Is VCE General Maths hard?

The content is the most accessible of the Units 3&4 maths subjects, but the huge cohort makes the top band competitive – marks are lost to speed, sign errors and sloppy interpretation rather than to hard concepts. Disciplined CAS and bound-reference habits carry you a long way.

How are the General Maths exams structured?

Two exams, each 1.5 hours plus 15 minutes reading and each worth 30%. Exam 1 is 40 multiple-choice questions (16 data analysis, 8 recursion and financial modelling, 8 matrices, 8 networks); Exam 2 is written questions across the same areas. CAS and one bound reference are allowed in both.

How are General Maths SACs weighted?

Unit 3 School-assessed Coursework contributes 24% (including the application task – a guided data investigation) and Unit 4 contributes 16%. The two exams make up the remaining 60%.

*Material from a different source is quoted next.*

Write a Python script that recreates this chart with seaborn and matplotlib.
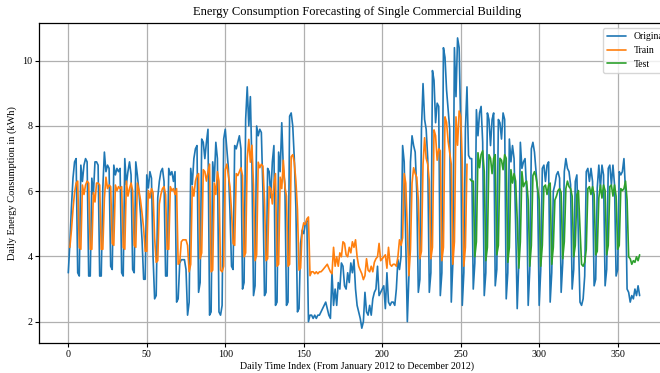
import numpy as np
import matplotlib
matplotlib.use("Agg")
import matplotlib.pyplot as plt
import seaborn as sns

# Daily energy use of the building, 2012 (kWh), day index 0 = 1 January
original = [
    3.5, 4.4, 5.5, 6.4, 6.9, 7.0, 3.5, 3.4, 6.8, 6.3, 6.8, 7.0, 6.9, 3.4, 3.4,
    6.4, 5.9, 6.9, 6.9, 6.8, 3.4, 3.4, 6.1, 7.2, 6.6, 6.8, 6.7, 3.7, 3.6,
    6.8, 6.5, 6.7, 6.6, 6.7, 3.5, 3.4, 7.0, 6.2, 6.6, 6.9, 6.5, 3.6, 3.5,
    6.9, 6.5, 6.0, 5.3, 4.5, 3.3, 3.3, 6.5, 6.1, 6.6, 6.4, 4.0, 2.7, 2.8,
    5.8, 6.3, 6.6, 6.7, 6.3, 3.4, 3.4, 6.7, 6.5, 6.6, 6.3, 6.6, 2.6, 2.7,
    3.8, 3.9, 3.9, 3.9, 3.6, 2.2, 2.6, 6.7, 6.2, 7.0, 7.3, 7.4, 2.9, 3.2,
    7.6, 7.5, 7.0, 7.5, 7.9, 2.2, 2.3, 6.9, 6.3, 7.5, 7.0, 2.3, 2.2, 2.5,
    7.6, 7.9, 7.3, 6.7, 5.4, 3.7, 3.6, 7.4, 7.3, 7.5, 7.7, 7.3, 3.0, 3.2,
    8.2, 9.2, 8.0, 8.9, 6.8, 2.8, 3.1, 8.0, 7.7, 7.9, 7.8, 6.0, 2.8, 2.9,
    6.7, 6.6, 5.8, 6.9, 7.4, 2.5, 2.6, 7.2, 6.6, 8.1, 6.7, 6.2, 2.5, 2.6,
    8.3, 8.4, 8.0, 7.0, 5.5, 2.3, 2.4, 4.4, 4.8, 4.7, 5.0, 5.1, 2.0, 2.2,
    2.2, 2.1, 2.2, 2.1, 2.2, 2.2, 2.3, 2.4, 2.5, 2.6, 2.4, 2.2, 2.1, 3.5,
    2.5, 3.0, 2.5, 3.2, 3.0, 3.8, 3.7, 3.1, 3.0, 3.5, 3.2, 3.8, 3.5, 3.9,
    3.0, 2.5, 2.3, 2.1, 1.8, 2.0, 2.9, 2.3, 2.2, 2.5, 2.2, 2.7, 2.9, 3.0,
    3.7, 2.8, 2.9, 3.0, 3.1, 2.4, 3.5, 2.6, 2.5, 2.6, 2.6, 2.5, 3.0, 3.9,
    3.6, 4.0, 7.4, 6.9, 4.4, 2.0, 3.4, 6.9, 7.7, 7.4, 7.2, 6.0, 2.9, 3.3,
    7.9, 9.3, 8.2, 7.9, 7.0, 2.9, 3.5, 9.7, 9.4, 8.1, 8.7, 8.6, 2.8, 3.5,
    10.4, 10.1, 9.1, 8.5, 7.9, 2.6, 3.8, 10.4, 8.9, 10.7, 10.4, 8.0, 2.5, 3.5,
    7.9, 9.2, 7.1, 7.0, 7.0, 3.0, 3.8, 8.5, 7.7, 8.4, 8.6, 7.5, 2.8, 3.5,
    8.4, 8.2, 7.4, 8.2, 8.4, 3.1, 3.6, 8.2, 8.1, 7.6, 8.4, 8.2, 2.7, 3.5,
    7.6, 6.9, 7.4, 7.0, 5.0, 2.4, 3.8, 7.5, 6.7, 6.9, 7.0, 6.0, 2.5, 3.6,
    7.3, 7.5, 7.2, 6.6, 6.0, 2.5, 3.6, 6.7, 6.8, 6.3, 6.8, 6.9, 2.6, 3.5,
    6.0, 6.2, 6.5, 6.6, 6.4, 2.9, 3.8, 6.6, 7.0, 6.7, 6.6, 6.2, 3.0, 3.6,
    6.3, 6.5, 4.5, 2.6, 2.5, 2.7, 3.4, 6.6, 6.7, 6.3, 6.7, 6.3, 3.1, 3.3,
    6.1, 6.8, 6.1, 6.8, 6.5, 3.1, 3.6, 6.7, 6.8, 6.2, 6.8, 6.2, 3.4, 3.6,
    6.6, 6.5, 6.6, 7.0, 6.0, 3.0, 2.9, 2.6, 2.8, 2.7, 3.0, 2.8, 3.1, 2.8,
]

# Model output on the training period (days 1-254)
train_pred = [
    4.28, 4.80, 5.44, 5.96, 6.25, 6.31, 4.28, 4.22, 6.19, 5.90, 6.19, 6.31, 6.25, 4.22,
    4.22, 5.96, 5.67, 6.25, 6.25, 6.19, 4.22, 4.22, 5.79, 6.43, 6.08, 6.19, 6.14, 4.40,
    4.34, 6.19, 6.02, 6.14, 6.08, 6.14, 4.28, 4.22, 6.31, 5.85, 6.08, 6.25, 6.02, 4.34,
    4.28, 6.25, 6.02, 5.73, 5.32, 4.86, 4.16, 4.16, 6.02, 5.79, 6.08, 5.96, 4.57, 3.82,
    3.87, 5.61, 5.90, 6.08, 6.14, 5.90, 4.22, 4.22, 6.14, 6.02, 6.08, 5.90, 6.08, 3.76,
    3.82, 4.45, 4.51, 4.51, 4.51, 4.34, 3.53, 3.76, 6.14, 5.85, 6.31, 6.48, 6.54, 3.93,
    4.11, 6.66, 6.60, 6.31, 6.60, 6.83, 3.53, 3.58, 6.25, 5.90, 6.60, 6.31, 3.58, 3.53,
    3.70, 6.66, 6.83, 6.48, 6.14, 5.38, 4.40, 4.34, 6.54, 6.48, 6.60, 6.72, 6.48, 3.99,
    4.11, 7.01, 7.59, 6.89, 7.41, 6.19, 3.87, 4.05, 6.89, 6.72, 6.83, 6.77, 5.73, 3.87,
    3.93, 6.14, 6.08, 5.61, 6.25, 6.54, 3.70, 3.76, 6.43, 6.08, 6.95, 6.14, 5.85, 3.70,
    3.76, 7.06, 7.12, 6.89, 6.31, 5.44, 3.58, 3.64, 4.80, 5.03, 4.98, 5.15, 5.21, 3.41,
    3.53, 3.53, 3.47, 3.53, 3.47, 3.53, 3.53, 3.58, 3.64, 3.70, 3.76, 3.64, 3.53, 3.47,
    4.28, 3.70, 3.99, 3.70, 4.11, 3.99, 4.45, 4.40, 4.05, 3.99, 4.28, 4.11, 4.45, 4.28,
    4.51, 3.99, 3.70, 3.58, 3.47, 3.29, 3.41, 3.93, 3.58, 3.53, 3.70, 3.53, 3.82, 3.93,
    3.99, 4.40, 3.87, 3.93, 3.99, 4.05, 3.64, 4.28, 3.76, 3.70, 3.76, 3.76, 3.70, 3.99,
    4.51, 4.34, 4.57, 6.54, 6.25, 4.80, 3.41, 4.22, 6.25, 6.72, 6.54, 6.43, 5.73, 3.93,
    4.16, 6.83, 7.64, 7.01, 6.83, 6.31, 3.93, 4.28, 7.88, 7.70, 6.95, 7.30, 7.24, 3.87,
    4.28, 8.28, 8.11, 7.53, 7.18, 6.83, 3.76, 4.45, 8.28, 7.41, 8.46, 8.28, 6.89, 3.70,
    4.28, 6.83,
]

# Model output on the test period (days 256-364)
test_pred = [
    6.37, 6.31, 6.31, 3.99, 4.45, 7.18, 6.72, 7.12, 7.24, 6.60, 3.87, 4.28, 7.12, 7.01,
    6.54, 7.01, 7.12, 4.05, 4.34, 7.01, 6.95, 6.66, 7.12, 7.01, 3.82, 4.28, 6.66, 6.25,
    6.54, 6.31, 5.15, 3.64, 4.45, 6.60, 6.14, 6.25, 6.31, 5.73, 3.70, 4.34, 6.48, 6.60,
    6.43, 6.08, 5.73, 3.70, 4.34, 6.14, 6.19, 5.90, 6.19, 6.25, 3.76, 4.28, 5.73, 5.85,
    6.02, 6.08, 5.96, 3.93, 4.45, 6.08, 6.31, 6.14, 6.08, 5.85, 3.99, 4.34, 5.90, 6.02,
    4.86, 3.76, 3.70, 3.82, 4.22, 6.08, 6.14, 5.90, 6.14, 5.90, 4.05, 4.16, 5.79, 6.19,
    5.79, 6.19, 6.02, 4.05, 4.34, 6.14, 6.19, 5.85, 6.19, 5.85, 4.22, 4.34, 6.08, 6.02,
    6.08, 6.31, 5.73, 3.99, 3.93, 3.76, 3.87, 3.82, 3.99, 3.87, 4.05,
]

TRAIN_FIRST_DAY = 1
TEST_FIRST_DAY = 256

sns.set_theme(style="ticks")
plt.rcParams["font.family"] = ["Liberation Serif", "DejaVu Serif"]
plt.rcParams["axes.edgecolor"] = "black"
plt.rcParams["xtick.color"] = "black"
plt.rcParams["ytick.color"] = "black"
plt.rcParams["text.color"] = "black"
plt.rcParams["axes.labelcolor"] = "black"

fig = plt.figure(figsize=(6.6, 3.73), dpi=100)
# the plotting area runs a little past the right edge of the canvas
ax = fig.add_axes([0.0597, 0.0812, 0.9632, 0.856])

days_all = np.arange(len(original))
days_train = np.arange(TRAIN_FIRST_DAY, TRAIN_FIRST_DAY + len(train_pred))
days_test = np.arange(TEST_FIRST_DAY, TEST_FIRST_DAY + len(test_pred))

lw = 1.2
sns.lineplot(x=days_all, y=original, ax=ax, color="#1f77b4", linewidth=lw, label="Original")
sns.lineplot(x=days_train, y=train_pred, ax=ax, color="#ff7f0e", linewidth=lw, label="Train")
sns.lineplot(x=days_test, y=test_pred, ax=ax, color="#2ca02c", linewidth=lw, label="Test")

ax.set_xlim(-18.4, 386.6)
ax.set_ylim(1.355, 11.145)
ax.grid(True, color="#b0b0b0", linewidth=0.9)
ax.set_axisbelow(True)
for side in ax.spines.values():
    side.set_linewidth(0.9)
    side.set_color("black")
ax.tick_params(labelsize=7.2, length=3, width=0.8, pad=2)
ax.set_yticks([2, 4, 6, 8, 10])
ax.set_xticks(np.arange(0, 351, 50))

ax.set_title("Energy Consumption Forecasting of Single Commercial Building", fontsize=9, pad=6)
ax.set_xlabel("Daily Time Index (From January 2012 to December 2012)", fontsize=7.2, labelpad=2)
ax.set_ylabel("Daily Energy Consumption in (kWh)", fontsize=7.5, labelpad=4)

ax.legend(loc="upper right", fontsize=7, frameon=True, fancybox=True,
          edgecolor="#cccccc", framealpha=0.8)

fig.savefig("out.png", dpi=100)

Does General Maths scale down?

Yes: in the 2025 VTAC Scaling Report a raw 30 became 28 and a raw 40 became 38, reflecting the breadth of the cohort. High raw scores still contribute strongly to an ATAR.

Can I use a bound reference in both General Maths exams?

Yes – one bound reference (annotated is fine; permanently bound, no foldouts) plus an approved CAS is permitted in both Exam 1 and Exam 2. That makes reference design and technology fluency the two most valuable exam skills in the subject.

Should I take General Maths or Methods?

Take the one you can score highest in that keeps your course prerequisites open. Methods scales up and unlocks more STEM courses; General rewards consistency and suits students whose strengths are application and interpretation. A 40 in General (scaled 38) beats a 30 in Methods (scaled 35).